Legal Eagle Eye Newsletter for the Nursing Profession

January 1996

   Quick Summary: Based on her charting that day, including a note regarding routine p.m. care, the nurse was allowed to state to the court it had been her nursing assessment that the patient appeared and acted as she did because it had been a busy day for her in rehab therapy, and because she was getting substantial doses of pain medication.

   A family member stated she went to the nursing station to report that the patient’s condition had changed suddenly, that "she could not talk right," her speech being garbled and unintelligible, and that her level of consciousness had changed so that she was "woozy."

   The nurse admitted she had no recollection of the family member reporting this to her. However, the court was willing to accept it as a fact that this nurse had a habit or routine practice always to respond immediately to such reports from family members.

   The patient had had a stroke. However, the court upheld the nurse’s assessment of this patient. The standard of care calls for nurses to use their best nursing judgment in the assessment and care of patients, under the circumstances, even if it proves erroneous after the fact.  APPELLATE COURT OF ILLINOIS, 1995.

 

   A patient was being cared for in the hospital following a serious auto accident. Two weeks following her admission, damage to the carotid artery sustained in the accident had not yet been detected, which was compromising blood flow to her brain.
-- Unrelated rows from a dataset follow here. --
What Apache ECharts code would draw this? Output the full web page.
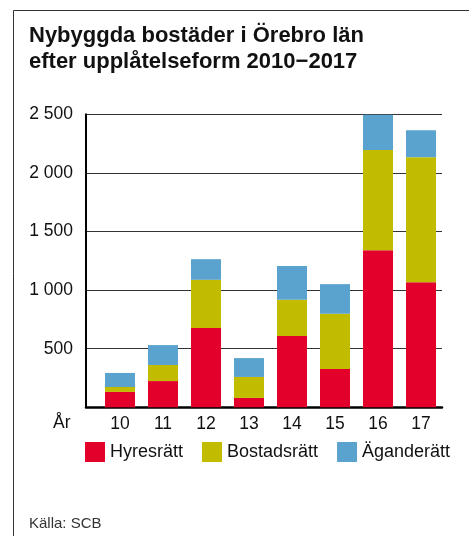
<!DOCTYPE html>
<html><head><meta charset="utf-8">
<script src="https://cdn.jsdelivr.net/npm/echarts@6/dist/echarts.min.js"></script>
<style>html,body{margin:0;padding:0;background:#fff}#c{width:469px;height:536px}</style>
</head><body><div id="c"></div>
<script>
const categories = ['10','11','12','13','14','15','16','17'];
const hyresratt = [131, 224, 676, 80, 608, 327, 1341, 1068];
const bostadsratt = [42, 137, 412, 179, 310, 471, 855, 1066];
const aganderatt = [120, 170, 176, 161, 287, 253, 301, 230];
const yTicks = [0, 500, 1000, 1500, 2000, 2500];
const seriesNames = ['Hyresrätt', 'Bostadsrätt', 'Äganderätt'];
const colors = ['#E3002B', '#C1BC00', '#5BA3CF'];

const FONT = '"Liberation Sans", Arial, sans-serif';
const chart = echarts.init(document.getElementById('c'));
const gTop = 114.3, gBottom = 128.7;
chart.setOption({
  animation: false,
  textStyle: { fontFamily: FONT },
  color: colors,
  title: {
    text: 'Nybyggda bostäder i Örebro län\nefter upplåtelseform 2010−2017',
    left: 24, top: 18,
    textStyle: { fontFamily: FONT, fontWeight: 'bold', fontSize: 22, lineHeight: 26, color: '#111' }
  },
  legend: {
    left: 80, top: 437, itemWidth: 20, itemHeight: 20, itemGap: 19,
    icon: 'rect',
    textStyle: { fontFamily: FONT, fontSize: 18, color: '#111' },
    data: seriesNames
  },
  grid: [
    { left: 86, right: 27, top: gTop, bottom: gBottom },
    { left: 98.5, right: 26.5, top: gTop, bottom: gBottom }
  ],
  xAxis: [
    { type: 'category', gridIndex: 0, data: categories, show: true,
      axisLine: { show: true, lineStyle: { color: '#000', width: 2.5 } },
      axisTick: { show: false }, axisLabel: { show: false } },
    { type: 'category', gridIndex: 1, data: categories,
      axisLine: { show: false }, axisTick: { show: false },
      axisLabel: { fontFamily: FONT, fontSize: 17.5, color: '#111', margin: 8 } }
  ],
  yAxis: [
    { type: 'value', gridIndex: 0, min: yTicks[0], max: yTicks[yTicks.length-1], interval: 500,
      axisLine: { show: true, lineStyle: { color: '#000', width: 2 } },
      axisTick: { show: false },
      splitLine: { lineStyle: { color: '#333', width: 1 } },
      axisLabel: { fontFamily: FONT, fontSize: 17.5, color: '#111', margin: 13,
        formatter: v => v === 0 ? '' : (v >= 1000 ? Math.floor(v/1000) + ' ' + String(v % 1000).padStart(3,'0') : String(v)) } },
    { type: 'value', gridIndex: 1, min: yTicks[0], max: yTicks[yTicks.length-1], interval: 500, show: false }
  ],
  series: [
    { name: seriesNames[0], type: 'bar', stack: 's', xAxisIndex: 1, yAxisIndex: 1, barWidth: 30, data: hyresratt },
    { name: seriesNames[1], type: 'bar', stack: 's', xAxisIndex: 1, yAxisIndex: 1, barWidth: 30, data: bostadsratt },
    { name: seriesNames[2], type: 'bar', stack: 's', xAxisIndex: 1, yAxisIndex: 1, barWidth: 30, data: aganderatt }
  ],
  graphic: [
    { type: 'line', shape: { x1: 13.5, y1: 536, x2: 13.5, y2: 10.5 }, style: { stroke: '#333', lineWidth: 1 } },
    { type: 'line', shape: { x1: 13.5, y1: 10.5, x2: 469, y2: 10.5 }, style: { stroke: '#333', lineWidth: 1 } },
    { type: 'text', left: 53, top: 414, style: { text: 'År', font: '17.5px ' + FONT, fill: '#111' } },
    { type: 'text', left: 29, top: 516, style: { text: 'Källa: SCB', font: '15px ' + FONT, fill: '#333' } }
  ]
});
</script></body></html>
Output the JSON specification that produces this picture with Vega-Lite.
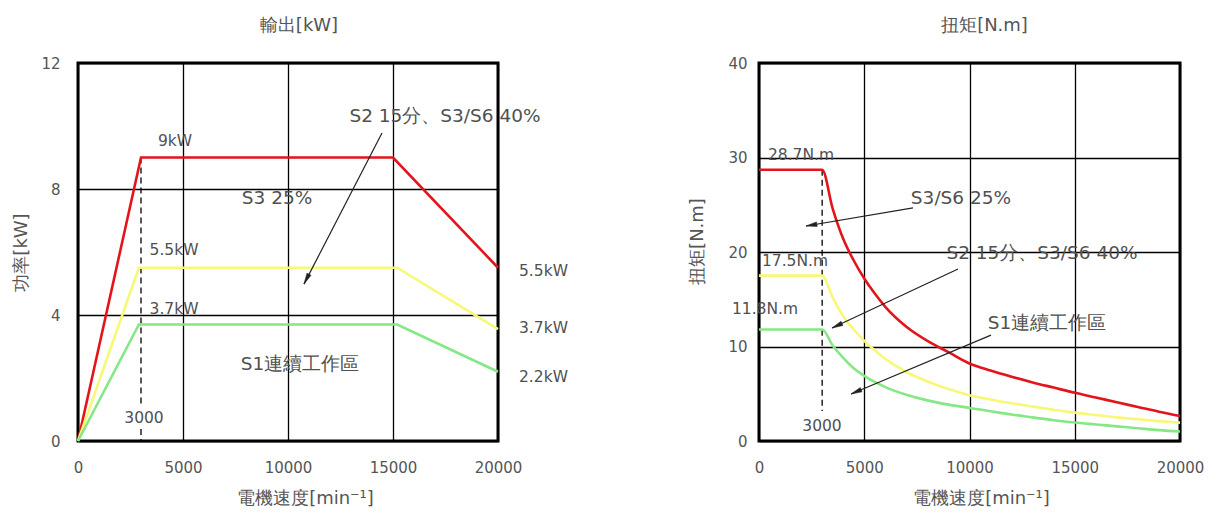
{
  "$schema": "https://vega.github.io/schema/vega-lite/v6.json",
  "bounds": "flush",
  "spacing": 261,
  "padding": {"left": 11, "top": 15, "right": 5, "bottom": 5},
  "background": "white",
  "config": {
    "view": {"stroke": "black", "strokeWidth": 3},
    "axis": {"domain": false, "ticks": false, "grid": true, "gridColor": "black", "gridWidth": 1.3, "gridOpacity": 1, "labelFont": "DejaVu Sans", "labelFontSize": 15, "labelColor": "#555555", "titleFont": "DejaVu Sans", "titleFontSize": 18, "titleColor": "#555555", "titleFontWeight": "normal", "labelFlush": false, "format": "d"},
    "title": {"font": "DejaVu Sans", "fontSize": 18, "color": "#555555", "fontWeight": "normal"},
    "text": {"font": "DejaVu Sans", "color": "#505050"}
  },
  "datasets": {
    "power": [
      {"series": "S3", "x": 0, "y": 0}, {"series": "S3", "x": 3000, "y": 9}, {"series": "S3", "x": 15000, "y": 9}, {"series": "S3", "x": 20000, "y": 5.5},
      {"series": "S2", "x": 0, "y": 0}, {"series": "S2", "x": 2900, "y": 5.5}, {"series": "S2", "x": 15200, "y": 5.5}, {"series": "S2", "x": 20000, "y": 3.55},
      {"series": "S1", "x": 0, "y": 0}, {"series": "S1", "x": 2900, "y": 3.7}, {"series": "S1", "x": 15200, "y": 3.7}, {"series": "S1", "x": 20000, "y": 2.2}
    ],
    "torque": [
      {"series": "S3", "x": 0, "y": 28.7}, {"series": "S3", "x": 3000, "y": 28.7}, {"series": "S3", "x": 3500, "y": 24.6}, {"series": "S3", "x": 4000, "y": 21.4}, {"series": "S3", "x": 4500, "y": 19.1}, {"series": "S3", "x": 5000, "y": 17.2}, {"series": "S3", "x": 5500, "y": 15.6}, {"series": "S3", "x": 6000, "y": 14.2}, {"series": "S3", "x": 7000, "y": 12.1}, {"series": "S3", "x": 8000, "y": 10.6}, {"series": "S3", "x": 9000, "y": 9.4}, {"series": "S3", "x": 10000, "y": 8.2}, {"series": "S3", "x": 11000, "y": 7.45}, {"series": "S3", "x": 12000, "y": 6.8}, {"series": "S3", "x": 13000, "y": 6.2}, {"series": "S3", "x": 14000, "y": 5.65}, {"series": "S3", "x": 15000, "y": 5.1}, {"series": "S3", "x": 16000, "y": 4.6}, {"series": "S3", "x": 17000, "y": 4.1}, {"series": "S3", "x": 18000, "y": 3.6}, {"series": "S3", "x": 19000, "y": 3.1}, {"series": "S3", "x": 20000, "y": 2.65},
      {"series": "S2", "x": 0, "y": 17.5}, {"series": "S2", "x": 3000, "y": 17.5}, {"series": "S2", "x": 3500, "y": 15.2}, {"series": "S2", "x": 4000, "y": 13.2}, {"series": "S2", "x": 4500, "y": 11.8}, {"series": "S2", "x": 5000, "y": 10.6}, {"series": "S2", "x": 5500, "y": 9.6}, {"series": "S2", "x": 6000, "y": 8.7}, {"series": "S2", "x": 7000, "y": 7.3}, {"series": "S2", "x": 8000, "y": 6.3}, {"series": "S2", "x": 9000, "y": 5.5}, {"series": "S2", "x": 10000, "y": 4.85}, {"series": "S2", "x": 11000, "y": 4.4}, {"series": "S2", "x": 12000, "y": 4.0}, {"series": "S2", "x": 13000, "y": 3.65}, {"series": "S2", "x": 14000, "y": 3.3}, {"series": "S2", "x": 15000, "y": 3.0}, {"series": "S2", "x": 16000, "y": 2.75}, {"series": "S2", "x": 17000, "y": 2.5}, {"series": "S2", "x": 18000, "y": 2.3}, {"series": "S2", "x": 19000, "y": 2.1}, {"series": "S2", "x": 20000, "y": 1.94},
      {"series": "S1", "x": 0, "y": 11.8}, {"series": "S1", "x": 3000, "y": 11.8}, {"series": "S1", "x": 3500, "y": 10.1}, {"series": "S1", "x": 4000, "y": 8.8}, {"series": "S1", "x": 4500, "y": 7.7}, {"series": "S1", "x": 5000, "y": 6.9}, {"series": "S1", "x": 5500, "y": 6.25}, {"series": "S1", "x": 6000, "y": 5.7}, {"series": "S1", "x": 7000, "y": 4.9}, {"series": "S1", "x": 8000, "y": 4.3}, {"series": "S1", "x": 9000, "y": 3.85}, {"series": "S1", "x": 10000, "y": 3.5}, {"series": "S1", "x": 11000, "y": 3.15}, {"series": "S1", "x": 12000, "y": 2.8}, {"series": "S1", "x": 13000, "y": 2.5}, {"series": "S1", "x": 14000, "y": 2.2}, {"series": "S1", "x": 15000, "y": 1.95}, {"series": "S1", "x": 16000, "y": 1.75}, {"series": "S1", "x": 17000, "y": 1.55}, {"series": "S1", "x": 18000, "y": 1.35}, {"series": "S1", "x": 19000, "y": 1.15}, {"series": "S1", "x": 20000, "y": 1.0}
    ],
    "pSmall": [{"x": 4619, "y": 9.52, "label": "9kW"}, {"x": 4571, "y": 6.06, "label": "5.5kW"}, {"x": 4571, "y": 4.19, "label": "3.7kW"}, {"x": 3143, "y": 0.73, "label": "3000"}],
    "pBig": [{"x": 17476, "y": 10.32, "label": "S2 15分、S3/S6 40%"}, {"x": 9476, "y": 7.71, "label": "S3 25%"}, {"x": 10571, "y": 2.44, "label": "S1連續工作區"}],
    "pRight": [{"x": 20000, "y": 5.4, "label": "5.5kW"}, {"x": 20000, "y": 3.59, "label": "3.7kW"}, {"x": 20000, "y": 2.03, "label": "2.2kW"}],
    "pArrows": [{"x": 14476, "y": 9.78, "x2": 10762, "y2": 4.98}],
    "pHeads": [{"x": 10882, "y": 5.14, "angle": 207.3}],
    "pDash": [{"x": 3000, "y": 9, "y2": 1.17}, {"x": 3000, "y": 0.38, "y2": 0}],
    "tSmall": [{"x": 1995, "y": 30.26, "label": "28.7N.m"}, {"x": 1710, "y": 19.05, "label": "17.5N.m"}, {"x": 285, "y": 13.97, "label": "11.8N.m"}, {"x": 2993, "y": 1.59, "label": "3000"}],
    "tBig": [{"x": 9596, "y": 25.7, "label": "S3/S6 25%"}, {"x": 13444, "y": 19.9, "label": "S2 15分、S3/S6 40%"}, {"x": 13682, "y": 12.49, "label": "S1連續工作區"}],
    "tArrows": [{"x": 7316, "y": 24.66, "x2": 2233, "y2": 22.75}, {"x": 9454, "y": 18.2, "x2": 3468, "y2": 11.96}, {"x": 11021, "y": 11.2, "x2": 4371, "y2": 4.97}],
    "tHeads": [{"x": 2490, "y": 22.85, "angle": 260.5}, {"x": 3705, "y": 12.2, "angle": 244.9}, {"x": 4612, "y": 5.2, "angle": 247.1}],
    "tDash": [{"x": 3000, "y": 28.7, "y2": 3.17}]
  },
  "hconcat": [
    {
      "width": 420,
      "height": 378,
      "title": {"text": "輸出[kW]", "frame": "group", "offset": 21, "dx": 11},
      "encoding": {
        "x": {"field": "x", "type": "quantitative", "scale": {"domain": [0, 20000], "nice": false}, "axis": {"values": [0, 5000, 10000, 15000, 20000], "title": "電機速度[min⁻¹]", "labelPadding": 19, "titlePadding": 14, "titleX": 227}},
        "y": {"field": "y", "type": "quantitative", "scale": {"domain": [0, 12], "nice": false}, "axis": {"values": [0, 4, 8, 12], "title": "功率[kW]", "labelPadding": 18, "titlePadding": 10}}
      },
      "layer": [
        {"data": {"name": "pDash"}, "mark": {"type": "rule", "color": "black", "strokeWidth": 1.3, "strokeDash": [6, 4]}, "encoding": {"y2": {"field": "y2"}}},
        {"data": {"name": "power"}, "mark": {"type": "line", "strokeWidth": 2.6}, "encoding": {"color": {"field": "series", "type": "nominal", "scale": {"domain": ["S3", "S2", "S1"], "range": ["#e3141c", "#f8f878", "#84e884"]}, "legend": null}}},
        {"data": {"name": "pArrows"}, "mark": {"type": "rule", "color": "#222222", "strokeWidth": 1.2}, "encoding": {"x2": {"field": "x2"}, "y2": {"field": "y2"}}},
        {"data": {"name": "pHeads"}, "mark": {"type": "point", "shape": "M0,-1L0.42,1L-0.42,1Z", "filled": true, "fill": "#222222", "stroke": "#222222", "strokeWidth": 0.5, "opacity": 1, "size": 120}, "encoding": {"angle": {"field": "angle", "type": "quantitative", "scale": {"domain": [0, 360], "range": [0, 360]}}}},
        {"data": {"name": "pSmall"}, "mark": {"type": "text", "fontSize": 15.5, "align": "center", "baseline": "middle"}, "encoding": {"text": {"field": "label"}}},
        {"data": {"name": "pBig"}, "mark": {"type": "text", "fontSize": 18.5, "align": "center", "baseline": "middle"}, "encoding": {"text": {"field": "label"}}},
        {"data": {"name": "pRight"}, "mark": {"type": "text", "fontSize": 15.5, "align": "left", "baseline": "middle", "dx": 21}, "encoding": {"text": {"field": "label"}}}
      ]
    },
    {
      "width": 421,
      "height": 378,
      "title": {"text": "扭矩[N.m]", "frame": "group", "offset": 21, "dx": 15},
      "encoding": {
        "x": {"field": "x", "type": "quantitative", "scale": {"domain": [0, 20000], "nice": false}, "axis": {"values": [0, 5000, 10000, 15000, 20000], "title": "電機速度[min⁻¹]", "labelPadding": 19, "titlePadding": 14, "titleX": 222}},
        "y": {"field": "y", "type": "quantitative", "scale": {"domain": [0, 40], "nice": false}, "axis": {"values": [0, 10, 20, 30, 40], "title": "扭矩[N.m]", "labelPadding": 12, "titlePadding": 21, "titleY": 178}}
      },
      "layer": [
        {"data": {"name": "tDash"}, "mark": {"type": "rule", "color": "black", "strokeWidth": 1.3, "strokeDash": [6, 4]}, "encoding": {"y2": {"field": "y2"}}},
        {"data": {"name": "torque"}, "mark": {"type": "line", "strokeWidth": 2.6, "interpolate": "monotone"}, "encoding": {"color": {"field": "series", "type": "nominal", "scale": {"domain": ["S3", "S2", "S1"], "range": ["#e3141c", "#f8f878", "#84e884"]}, "legend": null}}},
        {"data": {"name": "tArrows"}, "mark": {"type": "rule", "color": "#222222", "strokeWidth": 1.2}, "encoding": {"x2": {"field": "x2"}, "y2": {"field": "y2"}}},
        {"data": {"name": "tHeads"}, "mark": {"type": "point", "shape": "M0,-1L0.42,1L-0.42,1Z", "filled": true, "fill": "#222222", "stroke": "#222222", "strokeWidth": 0.5, "opacity": 1, "size": 120}, "encoding": {"angle": {"field": "angle", "type": "quantitative", "scale": {"domain": [0, 360], "range": [0, 360]}}}},
        {"data": {"name": "tSmall"}, "mark": {"type": "text", "fontSize": 15.5, "align": "center", "baseline": "middle"}, "encoding": {"text": {"field": "label"}}},
        {"data": {"name": "tBig"}, "mark": {"type": "text", "fontSize": 18.5, "align": "center", "baseline": "middle"}, "encoding": {"text": {"field": "label"}}}
      ]
    }
  ]
}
   A family member testified she reported signs to the nurse which could have been consistent with a transient ischemic attack, evidence the patient was experiencing or about to experience a stroke. The signs reported by the family member, according to the court, could, alternatively, have been consistent with the nurse’s assessment of fatigue and the influence of narcotic pain medication.

   The nurse testified she had no recollection of the family member’s complaint, and it was not charted. The Appellate Court of Illinois had to resolve this obvious conflict in the testimony over what had really happened on the evening in question. It ruled in favor of the nurse. The court accepted it as a fact that it was this nurse’s habit and routine practice always to respond promptly to such complaints from family members, to assess the patient’s condition, to take appropriate measures and to chart the incident.

   The nurse had charted "routine p.m. care" for this patient, one and one half hours after the family member’s alleged complaint about the patient’s condition. Routine p.m. care would have included observation of the patient, an assessment of whether the patient was capable of verbalizing and assessment of whether the patient appeared to be in pain. The patient had complained of pain and got Demerol.

   Although the patient had a stroke sometime that evening, the nurse’s judgment was not faulted. Hajian vs. Hospital, 652 N.E. 2d 1132 (Ill. App., 1995).